A report released last week by the U.S. Public Interest Research Group found that Spirit had more passenger complaints than any other U.S. carrier from 2009 to 2013. The report was based on U.S. Department of Transportation data.

“Spirit Airlines, which markets itself as a low-cost, no-frills airline, generated the most complaints per 100,000 passengers every single year in the study, by a large margin,” the consumer group said in its report.

Spirit executives said eight out of every 100,000 of the airline’s customers filed complaints with the Department of Transportation, which meant that about 99.99 of its customers didn’t complain. The airline said customers who had problems were probably not familiar with its business model.
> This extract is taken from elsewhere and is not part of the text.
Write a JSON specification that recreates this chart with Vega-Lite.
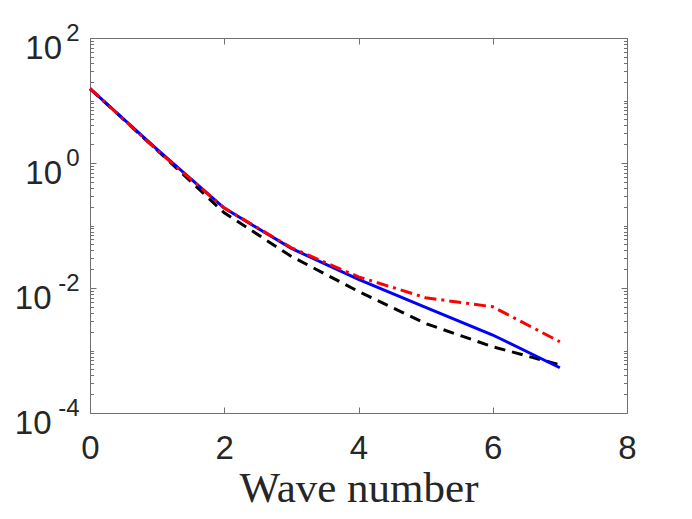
{
  "$schema": "https://vega.github.io/schema/vega-lite/v6.json",
  "autosize": "none",
  "padding": {"left": 90, "top": 38, "right": 65, "bottom": 106},
  "width": 537,
  "height": 375,
  "background": "white",
  "data": {
    "values": [
      {"k": 0, "series": "black", "value": 15.5},
      {"k": 1, "series": "black", "value": 1.6},
      {"k": 2, "series": "black", "value": 0.16},
      {"k": 3, "series": "black", "value": 0.032},
      {"k": 4, "series": "black", "value": 0.0088},
      {"k": 5, "series": "black", "value": 0.0027},
      {"k": 6, "series": "black", "value": 0.00115},
      {"k": 7, "series": "black", "value": 0.00059},
      {"k": 0, "series": "blue", "value": 15.5},
      {"k": 1, "series": "blue", "value": 1.65},
      {"k": 2, "series": "blue", "value": 0.19},
      {"k": 3, "series": "blue", "value": 0.043},
      {"k": 4, "series": "blue", "value": 0.0137},
      {"k": 5, "series": "blue", "value": 0.0049},
      {"k": 6, "series": "blue", "value": 0.00177},
      {"k": 7, "series": "blue", "value": 0.00053},
      {"k": 0, "series": "red", "value": 15.5},
      {"k": 1, "series": "red", "value": 1.6},
      {"k": 2, "series": "red", "value": 0.19},
      {"k": 3, "series": "red", "value": 0.044},
      {"k": 4, "series": "red", "value": 0.0151},
      {"k": 5, "series": "red", "value": 0.007},
      {"k": 6, "series": "red", "value": 0.005},
      {"k": 7, "series": "red", "value": 0.00138}
    ]
  },
  "config": {
    "view": {"stroke": null},
    "axis": {
      "grid": false,
      "domainColor": "#707070",
      "domainWidth": 1,
      "tickColor": "#707070",
      "tickWidth": 1,
      "labelFont": "Liberation Sans",
      "labelColor": "#262626",
      "labelFontSize": 33,
      "labelOverlap": false,
      "labelBound": false,
      "labelFlush": false
    }
  },
  "resolve": {"axis": {"x": "independent", "y": "independent"}},
  "layer": [
    {
      "transform": [{"filter": "datum.series === 'black'"}],
      "mark": {"type": "line", "color": "#000000", "strokeWidth": 3, "strokeDash": [11, 7], "strokeCap": "butt"},
      "encoding": {
        "x": {
          "field": "k", "type": "quantitative",
          "scale": {"domain": [0, 8], "nice": false},
          "axis": {
            "orient": "bottom", "values": [0, 2, 4, 6, 8], "ticks": false,
            "labelPadding": 19, "title": "Wave number",
            "titleFont": "Liberation Serif", "titleFontSize": 43, "titleFontWeight": "normal",
            "titleColor": "#262626", "titlePadding": 2
          }
        },
        "y": {
          "field": "value", "type": "quantitative",
          "scale": {"type": "log", "domain": [0.0001, 100], "nice": false},
          "axis": {
            "orient": "left", "values": [0.0001, 0.01, 1, 100], "ticks": false,
            "labelExpr": "'10'", "labelBaseline": "alphabetic", "labelOffset": 20,
            "labelPadding": {"condition": {"test": "datum.value < 0.5", "value": 39}, "value": 28.5},
            "title": null
          }
        }
      }
    },
    {
      "transform": [{"filter": "datum.series === 'blue'"}],
      "mark": {"type": "line", "color": "#0000ff", "strokeWidth": 3},
      "encoding": {
        "x": {
          "field": "k", "type": "quantitative",
          "axis": {"orient": "top", "values": [0, 2, 4, 6, 8], "tickSize": -6, "labels": false, "title": null}
        },
        "y": {
          "field": "value", "type": "quantitative",
          "axis": {
            "orient": "left", "values": [0.0001, 0.01, 1, 100], "ticks": false, "domain": false,
            "labelExpr": "datum.value == 100 ? '2' : datum.value == 1 ? '0' : datum.value == 0.01 ? '-2' : '-4'",
            "labelFontSize": 24, "labelBaseline": "alphabetic", "labelOffset": 2, "labelPadding": 11,
            "title": null
          }
        }
      }
    },
    {
      "transform": [{"filter": "datum.series === 'red'"}],
      "mark": {"type": "line", "color": "#ff0000", "strokeWidth": 3, "strokeDash": [12, 5, 3, 5], "strokeCap": "butt"},
      "encoding": {
        "x": {
          "field": "k", "type": "quantitative",
          "axis": {"orient": "bottom", "values": [0, 2, 4, 6, 8], "tickSize": -6, "labels": false, "domain": false, "title": null}
        },
        "y": {
          "field": "value", "type": "quantitative",
          "axis": {
            "orient": "right", "labels": false, "title": null,
            "values": [0.0001, 0.0002, 0.0003, 0.0004, 0.0005, 0.0006, 0.0007, 0.0008, 0.0009, 0.001, 0.002, 0.003, 0.004, 0.005, 0.006, 0.007, 0.008, 0.009, 0.01, 0.02, 0.03, 0.04, 0.05, 0.06, 0.07, 0.08, 0.09, 0.1, 0.2, 0.3, 0.4, 0.5, 0.6, 0.7, 0.8, 0.9, 1, 2, 3, 4, 5, 6, 7, 8, 9, 10, 20, 30, 40, 50, 60, 70, 80, 90, 100],
            "tickSize": {"condition": {"test": "indexof([0.0001, 0.01, 1, 100], datum.value) >= 0", "value": -6}, "value": -3.5}
          }
        }
      }
    },
    {
      "mark": {"type": "line", "strokeOpacity": 0},
      "encoding": {
        "detail": {"field": "series"},
        "x": {"field": "k", "type": "quantitative", "axis": null},
        "y": {
          "field": "value", "type": "quantitative",
          "axis": {
            "orient": "left", "labels": false, "domain": false, "title": null,
            "values": [0.0001, 0.0002, 0.0003, 0.0004, 0.0005, 0.0006, 0.0007, 0.0008, 0.0009, 0.001, 0.002, 0.003, 0.004, 0.005, 0.006, 0.007, 0.008, 0.009, 0.01, 0.02, 0.03, 0.04, 0.05, 0.06, 0.07, 0.08, 0.09, 0.1, 0.2, 0.3, 0.4, 0.5, 0.6, 0.7, 0.8, 0.9, 1, 2, 3, 4, 5, 6, 7, 8, 9, 10, 20, 30, 40, 50, 60, 70, 80, 90, 100],
            "tickSize": {"condition": {"test": "indexof([0.0001, 0.01, 1, 100], datum.value) >= 0", "value": -6}, "value": -3.5}
          }
        }
      }
    }
  ]
}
“Many of the DOT complaints about Spirit are driven by our customers not fully understanding that we offer unbundled fares that let them control how much they spend,” the carrier said in response to the consumer group report. “In 2013, we had a total of 1,021 DOT complaints and served over 12 million customers. While we want every customer to have a great experience, eight complaints per 100,000 enplanements is a pretty small number.”

Spirit, according to its website, was founded in 1964 as Clippert Trucking Co., a Michigan corporation, and in 1974 changed its name to Ground Air Transfer Inc. In 1983, it started doing business as Charter One, a Detroit-based tour operator providing travel packages to destinations such as Atlantic City, Las Vegas and the Bahamas.

In 1992, Charter One changed its name to Spirit Airlines, brought jet equipment into the fleet, and began scheduled passenger service to destinations such as Fort Lauderdale, Detroit, Myrtle Beach, Los Angeles and New York.

Spirit, which is publicly traded, moved its headquarters to Miramar in December 1999. Spirit reported a profit of $43.2 million in the fourth quarter last year, and full-year earnings of $177 million.

The Star’s Kevin Collison contributed to this story.